What are those issues? The most common cause for restatements in 2014, according to Audit Analytics, stemmed from the accounting for debt, quasi-debt, warrants, and equity security issues. A close second was problems with cash-flow classifications. Clustered behind those top two leaders, companies also reported problems with accounting for taxes; revenue recognition; accounting for liabilities, payables, reserves, and accrual estimates; and foreign, related-party, affiliate, and subsidiary issues.

RESTATEMENT STATS

In the chart below, Audit Analytics provides the average number of issues per restatement from 2007 through 2014.

The following table from Audit Analytics provides the average income adjustment per restatement by companies on Amex, NASDAQ, or NYSE from 2007 through 2014.
                  
Source: Audit Analytics.

Larger, multinational companies are more likely to experience problems in those areas just by the nature and complexity of their operations and the focus on fraud and corrupt practices in certain parts of the world, Wright says. “When you think of the size, the breadth, the span of control characteristics of larger filers, that probably drove these restatements,” he says.

As such, it’s possible that financial reporting has hit a new normal in mistakes that can be expected, Wright says. “We may be finding a new floor in restatement activities,” he says.

Gazzaway agrees that such a theory is possible. “It’s hard to give a definitive answer, but it’s unrealistic to expect we will ever be at zero restatements,” he says. “It’s an extraordinarily complicated profession, and as business gets more complicated, the business of producing quality financial reports in a short time frame gets to be a bigger challenge.

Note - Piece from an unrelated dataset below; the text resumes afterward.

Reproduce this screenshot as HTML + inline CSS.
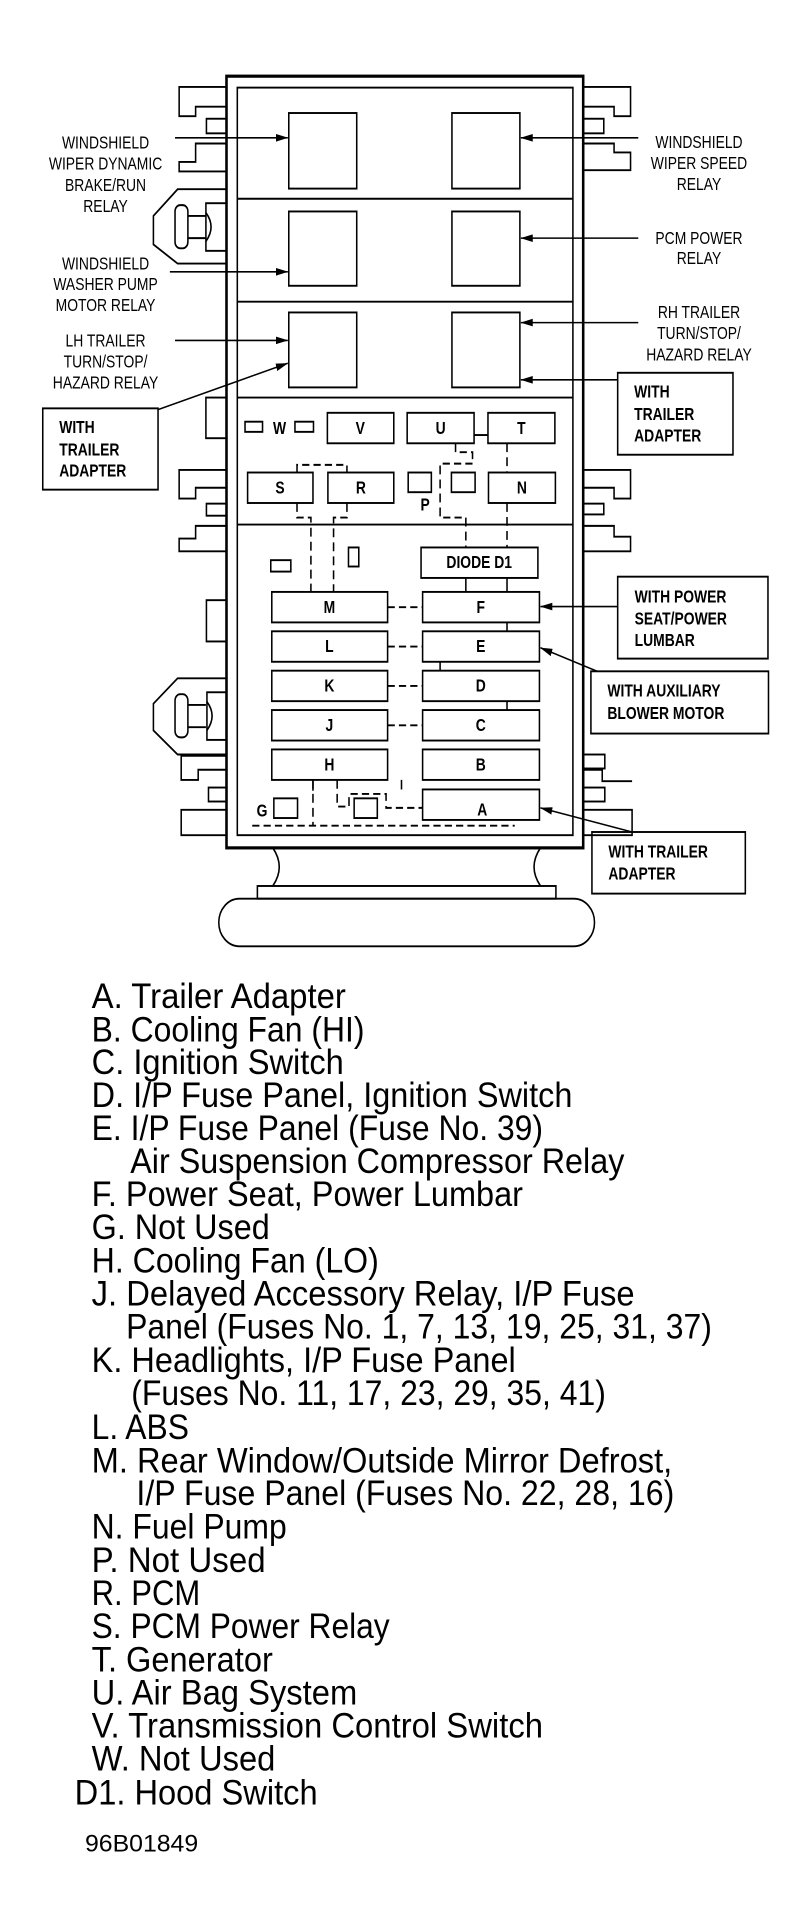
<!DOCTYPE html>
<html><head><meta charset="utf-8"><style>
html,body{margin:0;padding:0;background:#fff;}
svg{display:block;}
text{font-family:"Liberation Sans",Arial,sans-serif;fill:#000;}
.lb{font-size:27px;text-anchor:middle;}
.bx{font-size:27px;font-weight:bold;}
.fl{font-size:27px;font-weight:bold;text-anchor:middle;}
.ls{font-size:56px;}
</style></head><body>
<svg width="803" height="1925" viewBox="0 0 1560 3740" xmlns="http://www.w3.org/2000/svg">
<defs>
<marker id="ab" markerWidth="24" markerHeight="14" refX="23" refY="7" orient="auto" markerUnits="userSpaceOnUse" viewBox="0 0 24 14"><path d="M0,1 L24,7 L0,13 Z" fill="#000"/></marker></defs>
<g transform="translate(0,148) scale(1,1.234) translate(0,-120)">
<g fill="none" stroke="#000" stroke-width="3">
<path d="M440,137 H348 V183 H380 V168 H440"/>
<rect x="401" y="187" width="39" height="23"/>
<path d="M440,226 H380 V255 H348 V270 H440"/>
<path d="M440,298 H345 L298,340 V385 L345,415 H440"/>
<rect x="340" y="323" width="25" height="68" rx="10"/><path d="M365,340 H400 M365,375 H400"/><rect x="400" y="320" width="40" height="75"/><path d="M400,335 Q420,357 400,380"/>
<rect x="400" y="626" width="40" height="64"/>
<path d="M440,740 H348 V785 H380 V768 H440"/>
<rect x="401" y="793" width="39" height="19"/>
<path d="M440,828 H380 V848 H348 V868 H440"/>
<rect x="401" y="945" width="39" height="65"/>
<path d="M440,1068 H345 L298,1108 V1150 L345,1188 H440"/>
<rect x="340" y="1093" width="25" height="68" rx="10"/><path d="M365,1110 H400 M365,1145 H400"/><rect x="402" y="1090" width="38" height="75"/><path d="M402,1105 Q422,1127 402,1150"/>
<path d="M440,1190 H352 V1228 H385 V1212 H440"/>
<rect x="405" y="1240" width="35" height="22"/>
<path d="M440,1275 H352 V1315 H440"/>
<path d="M1133,137 H1225 V183 H1193 V168 H1133"/>
<rect x="1133" y="187" width="40" height="23"/>
<path d="M1133,226 H1193 V240 H1225 V268 H1133"/>
<path d="M1133,740 H1225 V785 H1193 V768 H1133"/>
<rect x="1133" y="793" width="40" height="17"/>
<path d="M1133,828 H1193 V845 H1225 V868 H1133"/>
<rect x="1133" y="1188" width="42" height="22"/>
<path d="M1133,1212 H1170 V1230 H1228"/>
<rect x="1133" y="1240" width="42" height="22"/>
<path d="M1133,1275 H1228 V1315 H1133"/>
<path d="M530,1335 Q555,1365 530,1395 M1050,1335 Q1025,1365 1050,1395"/>
<rect x="500" y="1395" width="580" height="20"/>
<rect x="425" y="1415" width="730" height="75" rx="40"/>
</g>
<rect x="440" y="120" width="693" height="1215" fill="#fff" stroke="#000" stroke-width="5"/>
<rect x="461" y="138" width="652" height="1177" fill="none" stroke="#000" stroke-width="3"/>
<g stroke="#000" stroke-width="3" fill="none">
<path d="M461,313 H1113 M461,475 H1113 M461,626 H1113 M461,826 H1113"/>
<rect x="561" y="178" width="132" height="119"/><rect x="878" y="178" width="132" height="119"/>
<rect x="561" y="333" width="132" height="117"/><rect x="878" y="333" width="132" height="117"/>
<rect x="561" y="492" width="132" height="118"/><rect x="878" y="492" width="132" height="118"/>
<rect x="83" y="643" width="224" height="128"/>
<rect x="1200" y="587" width="224" height="129"/>
<rect x="1200" y="908" width="292" height="129"/>
<rect x="1148" y="1057" width="345" height="98"/>
<rect x="1150" y="1310" width="298" height="97"/>
<rect x="476" y="664" width="34" height="16"/><rect x="573" y="664" width="36" height="16"/>
<rect x="636" y="650" width="129" height="48"/><rect x="791" y="650" width="130" height="48"/><rect x="948" y="650" width="130" height="48"/>
<rect x="481" y="744" width="127" height="48"/><rect x="637" y="744" width="128" height="48"/>
<rect x="793" y="744" width="45" height="31"/><rect x="877" y="744" width="46" height="31"/>
<rect x="949" y="744" width="130" height="48"/>
<rect x="818" y="862" width="227" height="48"/>
<rect x="526" y="882" width="39" height="18"/><rect x="677" y="862" width="20" height="30"/>
<rect x="528" y="932" width="225" height="48"/><rect x="821" y="932" width="227" height="48"/>
<rect x="528" y="994" width="225" height="48"/><rect x="821" y="994" width="227" height="48"/>
<rect x="528" y="1056" width="225" height="48"/><rect x="821" y="1056" width="227" height="48"/>
<rect x="528" y="1118" width="225" height="48"/><rect x="821" y="1118" width="227" height="48"/>
<rect x="528" y="1180" width="225" height="48"/><rect x="821" y="1180" width="227" height="48"/>
<rect x="821" y="1243" width="227" height="48"/>
<rect x="532" y="1257" width="46" height="31"/><rect x="688" y="1257" width="45" height="31"/>
<path d="M921,685 H948"/>
<path d="M905,910 V932 M985,910 V932 M985,980 V994 M855,1042 V1056 M985,1104 V1118 M608,1228 V1245 M780,1228 V1243"/>
</g>
<g stroke="#000" stroke-width="3" fill="none" stroke-dasharray="14,8">
<path d="M577,744 V732 H674 V744"/>
<path d="M577,792 V815 H604 V932"/>
<path d="M674,792 V815 H648 V932"/>
<path d="M885,698 V712 H918 V725"/>
<path d="M918,730 H855 V815 H905 V862"/>
<path d="M985,698 V744 M985,792 V862"/>
<path d="M753,956 H821 M753,1018 H821 M753,1080 H821 M753,1142 H821"/>
<path d="M608,1228 V1300 M490,1300 H1000"/>
<path d="M655,1228 V1270 H678 V1250 H750 V1272 H821"/>
</g>
<g stroke="#000" stroke-width="2.5" fill="none">
<path d="M340,217 H559" marker-end="url(#ab)"/>
<path d="M330,428 H559" marker-end="url(#ab)"/>
<path d="M340,536 H559" marker-end="url(#ab)"/>
<path d="M307,645 L559,572" marker-end="url(#ab)"/>
<path d="M1240,217 H1012" marker-end="url(#ab)"/>
<path d="M1240,375 H1012" marker-end="url(#ab)"/>
<path d="M1240,508 H1012" marker-end="url(#ab)"/>
<path d="M1200,598 H1012" marker-end="url(#ab)"/>
<path d="M1200,955 H1050" marker-end="url(#ab)"/>
<path d="M1160,1057 L1050,1020" marker-end="url(#ab)"/>
<path d="M1228,1310 L1050,1272" marker-end="url(#ab)"/>
</g>
<g class="lb">
<text x="205" y="234">WINDSHIELD</text><text x="205" y="267">WIPER DYNAMIC</text><text x="205" y="301">BRAKE/RUN</text><text x="205" y="334">RELAY</text>
<text x="205" y="424">WINDSHIELD</text><text x="205" y="457">WASHER PUMP</text><text x="205" y="490">MOTOR RELAY</text>
<text x="205" y="546">LH TRAILER</text><text x="205" y="579">TURN/STOP/</text><text x="205" y="612">HAZARD  RELAY</text>
<text x="1358" y="233">WINDSHIELD</text><text x="1358" y="266">WIPER SPEED</text><text x="1358" y="299">RELAY</text>
<text x="1358" y="384">PCM POWER</text><text x="1358" y="416">RELAY</text>
<text x="1358" y="501">RH TRAILER</text><text x="1358" y="534">TURN/STOP/</text><text x="1358" y="568">HAZARD  RELAY</text>
</g>
<g class="bx">
<text x="115" y="682">WITH</text><text x="115" y="717">TRAILER</text><text x="115" y="750">ADAPTER</text>
<text x="1232" y="626">WITH</text><text x="1232" y="661">TRAILER</text><text x="1232" y="695">ADAPTER</text>
<text x="1233" y="949">WITH POWER</text><text x="1233" y="983">SEAT/POWER</text><text x="1233" y="1017">LUMBAR</text>
<text x="1180" y="1097">WITH AUXILIARY</text><text x="1180" y="1132">BLOWER MOTOR</text>
<text x="1182" y="1350">WITH TRAILER</text><text x="1182" y="1385">ADAPTER</text>
</g>
<g class="fl">
<text x="543" y="683">W</text><text x="700" y="683">V</text><text x="856" y="683">U</text><text x="1013" y="683">T</text>
<text x="544" y="777">S</text><text x="701" y="777">R</text><text x="826" y="804">P</text><text x="1014" y="777">N</text>
<text x="931" y="894">DIODE D1</text>
<text x="640" y="965">M</text><text x="934" y="965">F</text>
<text x="640" y="1027">L</text><text x="934" y="1027">E</text>
<text x="640" y="1089">K</text><text x="934" y="1089">D</text>
<text x="640" y="1151">J</text><text x="934" y="1151">C</text>
<text x="640" y="1213">H</text><text x="934" y="1213">B</text>
<text x="509" y="1286">G</text><text x="937" y="1284">A</text>
</g>
</g>
<g class="ls" transform="translate(0,1958) scale(1,1.21) translate(0,-1938)">
<text x="178" y="1938" textLength="494" lengthAdjust="spacingAndGlyphs">A. Trailer Adapter</text>
<text x="178" y="1992" textLength="530" lengthAdjust="spacingAndGlyphs">B. Cooling Fan (HI)</text>
<text x="178" y="2044" textLength="490" lengthAdjust="spacingAndGlyphs">C. Ignition Switch</text>
<text x="178" y="2097" textLength="934" lengthAdjust="spacingAndGlyphs">D. I/P Fuse Panel, Ignition Switch</text>
<text x="178" y="2150" textLength="877" lengthAdjust="spacingAndGlyphs">E. I/P Fuse Panel (Fuse No. 39)</text>
<text x="253" y="2203" textLength="960" lengthAdjust="spacingAndGlyphs">Air Suspension Compressor Relay</text>
<text x="178" y="2256" textLength="838" lengthAdjust="spacingAndGlyphs">F. Power Seat, Power Lumbar</text>
<text x="178" y="2309" textLength="346" lengthAdjust="spacingAndGlyphs">G. Not Used</text>
<text x="178" y="2363" textLength="558" lengthAdjust="spacingAndGlyphs">H. Cooling Fan (LO)</text>
<text x="178" y="2416" textLength="1055" lengthAdjust="spacingAndGlyphs">J. Delayed Accessory Relay, I/P Fuse</text>
<text x="245" y="2469" textLength="1138" lengthAdjust="spacingAndGlyphs">Panel (Fuses No. 1, 7, 13, 19, 25, 31, 37)</text>
<text x="178" y="2523" textLength="824" lengthAdjust="spacingAndGlyphs">K. Headlights, I/P Fuse Panel</text>
<text x="255" y="2576" textLength="922" lengthAdjust="spacingAndGlyphs">(Fuses No. 11, 17, 23, 29, 35, 41)</text>
<text x="178" y="2630" textLength="189" lengthAdjust="spacingAndGlyphs">L. ABS</text>
<text x="178" y="2684" textLength="1128" lengthAdjust="spacingAndGlyphs">M. Rear Window/Outside Mirror Defrost,</text>
<text x="265" y="2736" textLength="1045" lengthAdjust="spacingAndGlyphs">I/P Fuse Panel (Fuses No. 22, 28, 16)</text>
<text x="178" y="2790" textLength="379" lengthAdjust="spacingAndGlyphs">N. Fuel Pump</text>
<text x="178" y="2844" textLength="338" lengthAdjust="spacingAndGlyphs">P. Not Used</text>
<text x="178" y="2897" textLength="211" lengthAdjust="spacingAndGlyphs">R. PCM</text>
<text x="178" y="2950" textLength="579" lengthAdjust="spacingAndGlyphs">S. PCM Power Relay</text>
<text x="178" y="3004" textLength="352" lengthAdjust="spacingAndGlyphs">T. Generator</text>
<text x="178" y="3057" textLength="516" lengthAdjust="spacingAndGlyphs">U. Air Bag System</text>
<text x="178" y="3110" textLength="877" lengthAdjust="spacingAndGlyphs">V. Transmission Control Switch</text>
<text x="178" y="3163" textLength="357" lengthAdjust="spacingAndGlyphs">W. Not Used</text>
<text x="145" y="3217" textLength="472" lengthAdjust="spacingAndGlyphs">D1. Hood Switch</text>
<text x="165" y="3293" style="font-size:38px" textLength="220" lengthAdjust="spacingAndGlyphs">96B01849</text>
</g>
</svg>
</body></html>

I don’t know what the ‘right number of restatements’ is. I know it’s not zero, but I do feel like we might be approaching some sense of equilibrium.”

Still high on the agenda at the SEC, however, is a focus on those immaterial restatements—the 76 percent of all restatements that were not foretold in a Form 8-K filing. “The SEC staff has been very interested in how companies think about their internal controls when immaterial errors are identified,” May says. “They are looking not just at what actually happened, but also more broadly at what could happen with a focus on the root cause of the deficiency and the actual and potential effect.”

Brian Croteau, deputy chief accountant at the SEC, has focused on the topic at accounting conferences the past few years. Revisions that are not material, but still represent mistakes, are troubling, he says. “In asking questions around that, it became clear in many situations that perhaps companies hadn’t identified the proper control deficiency to begin with,” he said at a recent regional conference of the Institute of Management Accountants. “In evaluating the severity of the deficiency, the company may have evaluated only the actual error and not the potential error that could have occurred or was reasonably possible.”

The PCAOB also places heavy emphasis on the proper audit of internal controls, a trend members of the PCAOB say has continued with the 2014 inspection cycle. Members and staff at the PCAOB have said they noted some improvements in 2014 inspections, which have not yet been reported in public inspection reports, but still see some need for auditors to get to a more precise level of assurance that controls are designed and operating effectively.